I also don't really align with the issues he has with students asking for the slide decks used in class. If it can help your students learn the material, the whole purpose of the class, then what's the big deal? This point in particular almost made it seem like he's a bit salty over his students not being deferential enough to him.

All in all, despite doing many of the things that this writer takes issue with when I was in college myself years ago, I have a great career and I'm good at my work. So I think the kids are going to be just fine.

Yes I think you're right about that. Most teachers are not good at teaching. You have to wonder why they need special certification to be a school teacher when the result is so bad. I know that most teachers were bad because I had a few excellent teachers and the contrast made it obvious. I failed high school math, then I went to university and did a more advanced math course; I got distinction. I didn't even invest more time. The difference is that, at university, I was mostly skipping the lectures and reading directly from the textbook.

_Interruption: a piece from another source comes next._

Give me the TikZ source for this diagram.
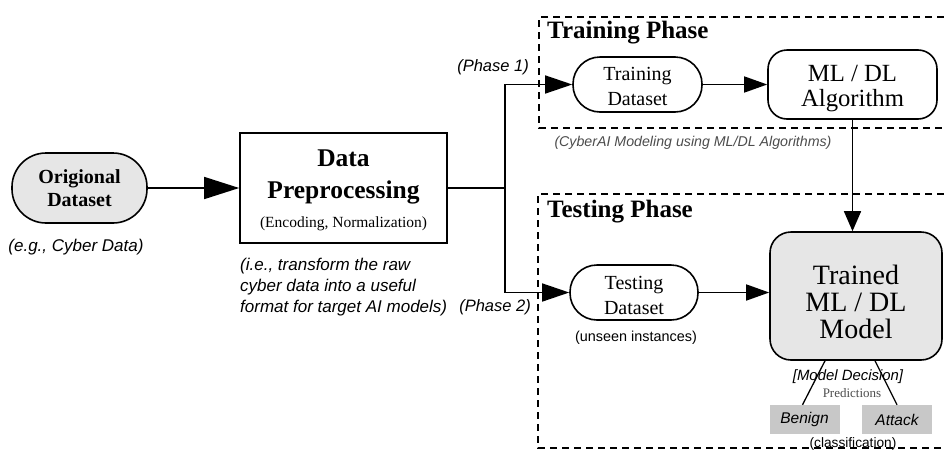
\documentclass[tikz,border=0pt]{standalone}
\usepackage{fontspec}
\setmainfont{Liberation Serif}
\newfontfamily\arialf{Liberation Sans}
\usetikzlibrary{arrows.meta}

\definecolor{softgray}{HTML}{E6E6E6}
\definecolor{classgray}{HTML}{C8C8C8}

\tikzset{
  flow/.style={line width=1.5pt},
  bigarrow/.style={flow, -{Triangle[length=35pt,width=22pt]}},
  midarrow/.style={flow, -{Triangle[length=27pt,width=18pt]}},
  smallarrow/.style={flow, -{Triangle[length=23pt,width=16pt]}},
  stadium/.style={draw, line width=1.6pt, inner sep=0pt, align=center},
  roundbox/.style={draw, line width=1.6pt, inner sep=0pt, align=center, rounded corners=19pt},
  boxtext/.style={inner sep=0pt, align=center},
  phasebox/.style={line width=1.3pt, dash pattern=on 7pt off 5pt},
  phasetitle/.style={anchor=west, inner sep=0pt, font=\fontsize{25}{28}\selectfont\bfseries},
  note/.style={inner sep=0pt, font=\arialf\itshape\fontsize{17}{21}\selectfont},
  classbox/.style={fill=classgray, minimum width=70pt, minimum height=29pt, inner sep=0pt,
    font=\arialf\itshape\fontsize{15.5}{18}\selectfont}
}

\begin{document}
\begin{tikzpicture}[x=1pt,y=-1pt]
\useasboundingbox (0,0) rectangle (944,453);

% phase frames, open towards the right border
\draw[phasebox] (944,17) -- (539,17) -- (539,128) -- (944,128);
\draw[phasebox] (944,194) -- (538,194) -- (538,448) -- (944,448);
\node[phasetitle] (trainhdr) at (547,33) {Training Phase};
\node[phasetitle] (testhdr) at (547,212) {Testing Phase};

% raw data
\node[stadium, fill=softgray, minimum width=135pt, minimum height=70pt, rounded corners=34pt,
      font=\fontsize{20}{23}\selectfont\bfseries] (orig) at (79.5,188) {Origional\\Dataset};
\node[note] (orignote) at (76,247) {(e.g., Cyber Data)};

% preprocessing
\node[draw, line width=1.6pt, minimum width=207pt, minimum height=110pt, inner sep=0pt] (prep) at (343.5,188) {};
\node[boxtext, font=\fontsize{25.5}{32}\selectfont\bfseries] (preptitle) at (343.5,177) {Data\\Preprocessing};
\node[inner sep=0pt, font=\fontsize{15.5}{18}\selectfont] (prepsub) at (343.5,224) {(Encoding, Normalization)};
\node[note, anchor=north west, align=left] (prepnote) at (240,258)
  {(i.e., transform the raw\\cyber data into a useful\\format for target AI models)};

\draw[bigarrow] (orig) -- (prep);

% datasets
\node[stadium, minimum width=129pt, minimum height=55pt, rounded corners=27pt] (trainds) at (637.5,84.5) {};
\node[boxtext, font=\fontsize{20}{25}\selectfont] (traintext) at (637.5,86.5) {Training\\Dataset};
\node[stadium, minimum width=128pt, minimum height=55pt, rounded corners=27pt] (testds) at (634,292.5) {};
\node[boxtext, font=\fontsize{20}{25}\selectfont] (testtext) at (634,295) {Testing\\Dataset};
\node[inner sep=0pt, font=\arialf\fontsize{14.4}{17}\selectfont] (unseen) at (636,338) {(unseen instances)};

% split into the two phases
\coordinate (split) at (505,188);
\draw[flow] (prep.east) -- (split);
\draw[midarrow] (split) |- (trainds.west);
\draw[midarrow] (split) |- (testds.west);
\node[note, font=\arialf\itshape\fontsize{16.5}{20}\selectfont, anchor=east] (ph1) at (529,67) {(Phase 1)};
\node[note, font=\arialf\itshape\fontsize{16.5}{20}\selectfont, anchor=east] (ph2) at (531,307) {(Phase 2)};

% learning
\node[roundbox, minimum width=169pt, minimum height=69pt] (algo) at (852.5,84.5) {};
\node[boxtext, font=\fontsize{24.7}{25}\selectfont] (algotext) at (852.5,89) {ML / DL\\Algorithm};
\draw[smallarrow] (trainds) -- (algo);
\node[inner sep=0pt, text=black!70, font=\arialf\itshape\fontsize{14.2}{17}\selectfont] (modelnote) at (693,143)
  {(CyberAI Modeling using ML/DL Algorithms)};

% trained model
\node[roundbox, fill=softgray, rounded corners=21pt, minimum width=172pt, minimum height=128pt] (model) at (856,296) {};
\node[boxtext, font=\fontsize{28}{27}\selectfont] (modeltext) at (856,302) {Trained\\ML / DL\\Model};
\draw[flow, -{Triangle[length=20pt,width=17pt]}] (algo.south) -- (algo.south |- model.north);
\draw[smallarrow] (testds.east) -- (testds.east -| model.west);

% decisions
\node[classbox] (benign) at (804.5,419.5) {Benign};
\node[classbox] (attack) at (897,419.5) {Attack};
\draw[line width=1.3pt] ([xshift=-31pt]model.south) -- ([xshift=-2pt]benign.north);
\draw[line width=1.3pt] ([xshift=19pt]model.south) -- (attack.north);
\node[inner sep=0pt, font=\arialf\itshape\fontsize{14.9}{17}\selectfont] (decision) at (848,377) {[Model Decision]};
\node[inner sep=0pt, text=black!70, font=\fontsize{13}{15}\selectfont] (preds) at (852,393) {Predictions};
\node[inner sep=0pt, font=\arialf\fontsize{13.7}{16}\selectfont] (classif) at (853,444) {(classification)};
\end{tikzpicture}
\end{document}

Math at school was just insane; it was an endless stream of; if you see this problem, use this formula. If you see that problem, use that formula... But nobody understood what they were doing. Nobody learned math from first principles.

It's weird though because in university, as I was doing well in math, I came across John Von Neumann's quote "In mathematics, you don't understand things. You just get used to them."

To me, this suggests that some gifted people have the ability to apply complex rules without understanding them from first principles... But that was absolutely never the case for me. I'm the opposite of that. I can't apply something before I fully understand it.

  • I always laugh when professors complain that students doing poorly in the class don't show up to class or office hours; they might just be really bad teachers, and they know those things won't help them.